Extraction Migration
It is easier for government officials to grow the economy by immigration than by growing exports, productivity, or the birth rate.
So Washington, DC, deliberately extracts millions of migrants from poor countries and uses them as extra workers, consumers, and renters. This extraction migration policy both grows and skews the national economy.
It prevents tight labor markets and so it shifts vast wealth from ordinary people to investors, billionaires, and Wall Street. It makes it difficult for ordinary Americans to advance in their careers, get married, raise families, or buy homes.
Extraction migration slows innovation and shrinks Americans’ productivity, partly because it allows employers to boost stock prices by using stoop labor and disposable workers instead of the American professionals and productivity-boosting technology that would allow Americans and their communities to earn more money.
This migration policy also reduces exports by minimizing shareholder pressure on U.S. companies to build up beneficial and complementary trade with people in poor countries.
Migration undermines employees’ workplace rights, and it widens the regional economic gaps between the Democrats’ cheap-labor coastal states and the Republicans’ heartland and southern states.
An economy fueled by extraction migration also drains Americans’ political clout over elites, alienates young people, and radicalizes Americans’ democratic civic culture because it gives an excuse for wealthy elites and progressives to ignore despairing Americans at the bottom of society, such as drug addicts.
This economic strategy is enthusiastically pushed by progressives who wish to transform the U.S. from a society governed by European-origin civic culture into an economic empire of jealous identity groups overseen by progressive hall monitors. “We’re trying to become the first multiracial, multi-ethnic superpower in the world,” Rep. Rohit Khanna (D-CA) told the New York Times in March 2022. “It will be an extraordinary achievement … We will ultimately triumph,” he boasted.

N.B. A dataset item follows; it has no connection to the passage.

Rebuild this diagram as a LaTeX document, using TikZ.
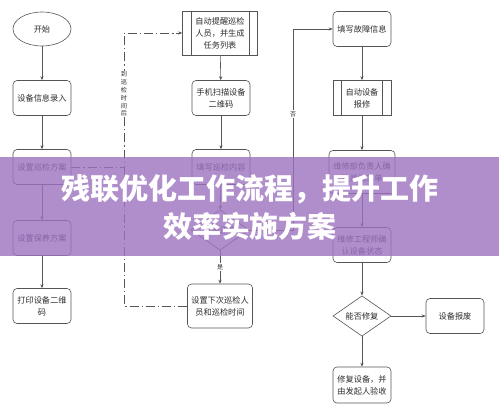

But the progressives’ colonialism-like economic strategy kills many migrants. It exploits the poverty of migrants and splits foreign families as it extracts human resources from poor home countries to serve wealthy U.S. investors.
Progressives hide this extraction migration economic policy behind a wide variety of noble-sounding narratives and theatrical border security programs. Progressives claim the U.S. is a “Nation of Immigrants,” that migration helps migrants, and that the state must renew itself by replacing populations.
Similarly, establishment Republicans, media businesses, and major GOP donors hide the skew towards investors by ignoring the pocketbook impact and by touting border chaos, welfare spending, migrant crime, and drug smuggling.
Many polls show the public wants to welcome some immigration. But the polls also show deep and broad public opposition to labor migration and the inflow of temporary contract workers into jobs needed by young U.S. graduates.
This “Third Rail” opposition is growing, anti-establishment, multiracial, cross-sex, non-racist, class-based, bipartisan, rational, persistent, and recognizes the solidarity that American citizens owe to one another.